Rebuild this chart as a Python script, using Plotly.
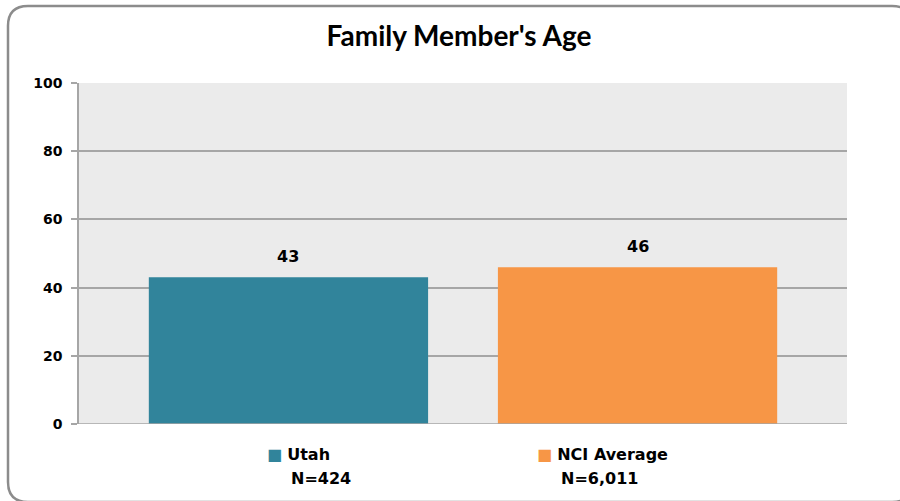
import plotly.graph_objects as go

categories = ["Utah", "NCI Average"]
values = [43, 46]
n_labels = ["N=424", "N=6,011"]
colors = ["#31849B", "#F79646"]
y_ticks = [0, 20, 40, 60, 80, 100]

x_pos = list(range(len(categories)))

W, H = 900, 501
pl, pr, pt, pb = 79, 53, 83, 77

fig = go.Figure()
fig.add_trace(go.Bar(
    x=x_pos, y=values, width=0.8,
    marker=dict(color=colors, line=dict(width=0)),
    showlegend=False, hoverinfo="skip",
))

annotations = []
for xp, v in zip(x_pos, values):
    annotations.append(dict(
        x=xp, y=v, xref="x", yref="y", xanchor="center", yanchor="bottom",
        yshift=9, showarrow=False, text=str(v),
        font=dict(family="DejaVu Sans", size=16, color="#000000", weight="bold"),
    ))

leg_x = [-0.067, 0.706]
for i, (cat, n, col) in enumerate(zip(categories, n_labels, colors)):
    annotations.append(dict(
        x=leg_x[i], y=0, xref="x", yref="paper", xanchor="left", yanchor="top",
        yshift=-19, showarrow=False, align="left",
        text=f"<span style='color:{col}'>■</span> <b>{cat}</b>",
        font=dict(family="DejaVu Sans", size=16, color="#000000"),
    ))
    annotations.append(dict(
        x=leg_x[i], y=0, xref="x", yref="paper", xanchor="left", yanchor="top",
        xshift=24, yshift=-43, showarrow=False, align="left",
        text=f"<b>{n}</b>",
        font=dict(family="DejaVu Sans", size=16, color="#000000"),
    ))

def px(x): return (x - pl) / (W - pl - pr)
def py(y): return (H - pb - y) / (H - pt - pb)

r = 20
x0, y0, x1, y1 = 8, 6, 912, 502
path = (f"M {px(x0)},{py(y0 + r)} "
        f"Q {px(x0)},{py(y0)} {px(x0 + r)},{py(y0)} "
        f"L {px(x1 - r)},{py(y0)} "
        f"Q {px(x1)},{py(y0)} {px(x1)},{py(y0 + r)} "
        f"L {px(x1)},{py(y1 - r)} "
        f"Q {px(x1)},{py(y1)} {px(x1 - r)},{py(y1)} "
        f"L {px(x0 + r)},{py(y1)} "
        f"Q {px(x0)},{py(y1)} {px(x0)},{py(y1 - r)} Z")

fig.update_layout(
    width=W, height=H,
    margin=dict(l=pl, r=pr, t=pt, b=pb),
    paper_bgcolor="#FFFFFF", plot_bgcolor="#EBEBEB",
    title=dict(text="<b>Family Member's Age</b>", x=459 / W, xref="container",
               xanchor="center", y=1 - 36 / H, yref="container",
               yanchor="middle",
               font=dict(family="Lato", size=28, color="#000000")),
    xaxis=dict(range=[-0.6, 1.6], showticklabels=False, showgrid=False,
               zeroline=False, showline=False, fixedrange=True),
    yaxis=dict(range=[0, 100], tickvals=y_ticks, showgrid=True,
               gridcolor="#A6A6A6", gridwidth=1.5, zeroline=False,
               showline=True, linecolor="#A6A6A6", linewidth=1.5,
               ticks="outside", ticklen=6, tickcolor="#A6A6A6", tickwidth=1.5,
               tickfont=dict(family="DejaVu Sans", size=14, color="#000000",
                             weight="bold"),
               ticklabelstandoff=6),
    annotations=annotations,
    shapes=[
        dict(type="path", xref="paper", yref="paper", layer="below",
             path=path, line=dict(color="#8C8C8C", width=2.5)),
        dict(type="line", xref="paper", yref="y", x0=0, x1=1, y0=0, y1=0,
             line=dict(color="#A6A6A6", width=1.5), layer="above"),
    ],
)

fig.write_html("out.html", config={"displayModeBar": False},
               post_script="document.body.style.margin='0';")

_ _ _

#### Do this:
Copy all the data exactly as written, but skip any picture.

#### Result for this exercise:
Rebuild this chart as a Python script, using Plotly.
import plotly.graph_objects as go

categories = ["Utah", "NCI Average"]
values = [43, 46]
n_labels = ["N=424", "N=6,011"]
colors = ["#31849B", "#F79646"]
y_ticks = [0, 20, 40, 60, 80, 100]

x_pos = list(range(len(categories)))

W, H = 900, 501
pl, pr, pt, pb = 79, 53, 83, 77

fig = go.Figure()
fig.add_trace(go.Bar(
    x=x_pos, y=values, width=0.8,
    marker=dict(color=colors, line=dict(width=0)),
    showlegend=False, hoverinfo="skip",
))

annotations = []
for xp, v in zip(x_pos, values):
    annotations.append(dict(
        x=xp, y=v, xref="x", yref="y", xanchor="center", yanchor="bottom",
        yshift=9, showarrow=False, text=str(v),
        font=dict(family="DejaVu Sans", size=16, color="#000000", weight="bold"),
    ))

leg_x = [-0.067, 0.706]
for i, (cat, n, col) in enumerate(zip(categories, n_labels, colors)):
    annotations.append(dict(
        x=leg_x[i], y=0, xref="x", yref="paper", xanchor="left", yanchor="top",
        yshift=-19, showarrow=False, align="left",
        text=f"<span style='color:{col}'>■</span> <b>{cat}</b>",
        font=dict(family="DejaVu Sans", size=16, color="#000000"),
    ))
    annotations.append(dict(
        x=leg_x[i], y=0, xref="x", yref="paper", xanchor="left", yanchor="top",
        xshift=24, yshift=-43, showarrow=False, align="left",
        text=f"<b>{n}</b>",
        font=dict(family="DejaVu Sans", size=16, color="#000000"),
    ))

def px(x): return (x - pl) / (W - pl - pr)
def py(y): return (H - pb - y) / (H - pt - pb)

r = 20
x0, y0, x1, y1 = 8, 6, 912, 502
path = (f"M {px(x0)},{py(y0 + r)} "
        f"Q {px(x0)},{py(y0)} {px(x0 + r)},{py(y0)} "
        f"L {px(x1 - r)},{py(y0)} "
        f"Q {px(x1)},{py(y0)} {px(x1)},{py(y0 + r)} "
        f"L {px(x1)},{py(y1 - r)} "
        f"Q {px(x1)},{py(y1)} {px(x1 - r)},{py(y1)} "
        f"L {px(x0 + r)},{py(y1)} "
        f"Q {px(x0)},{py(y1)} {px(x0)},{py(y1 - r)} Z")

fig.update_layout(
    width=W, height=H,
    margin=dict(l=pl, r=pr, t=pt, b=pb),
    paper_bgcolor="#FFFFFF", plot_bgcolor="#EBEBEB",
    title=dict(text="<b>Family Member's Age</b>", x=459 / W, xref="container",
               xanchor="center", y=1 - 36 / H, yref="container",
               yanchor="middle",
               font=dict(family="Lato", size=28, color="#000000")),
    xaxis=dict(range=[-0.6, 1.6], showticklabels=False, showgrid=False,
               zeroline=False, showline=False, fixedrange=True),
    yaxis=dict(range=[0, 100], tickvals=y_ticks, showgrid=True,
               gridcolor="#A6A6A6", gridwidth=1.5, zeroline=False,
               showline=True, linecolor="#A6A6A6", linewidth=1.5,
               ticks="outside", ticklen=6, tickcolor="#A6A6A6", tickwidth=1.5,
               tickfont=dict(family="DejaVu Sans", size=14, color="#000000",
                             weight="bold"),
               ticklabelstandoff=6),
    annotations=annotations,
    shapes=[
        dict(type="path", xref="paper", yref="paper", layer="below",
             path=path, line=dict(color="#8C8C8C", width=2.5)),
        dict(type="line", xref="paper", yref="y", x0=0, x1=1, y0=0, y1=0,
             line=dict(color="#A6A6A6", width=1.5), layer="above"),
    ],
)

fig.write_html("out.html", config={"displayModeBar": False},
               post_script="document.body.style.margin='0';")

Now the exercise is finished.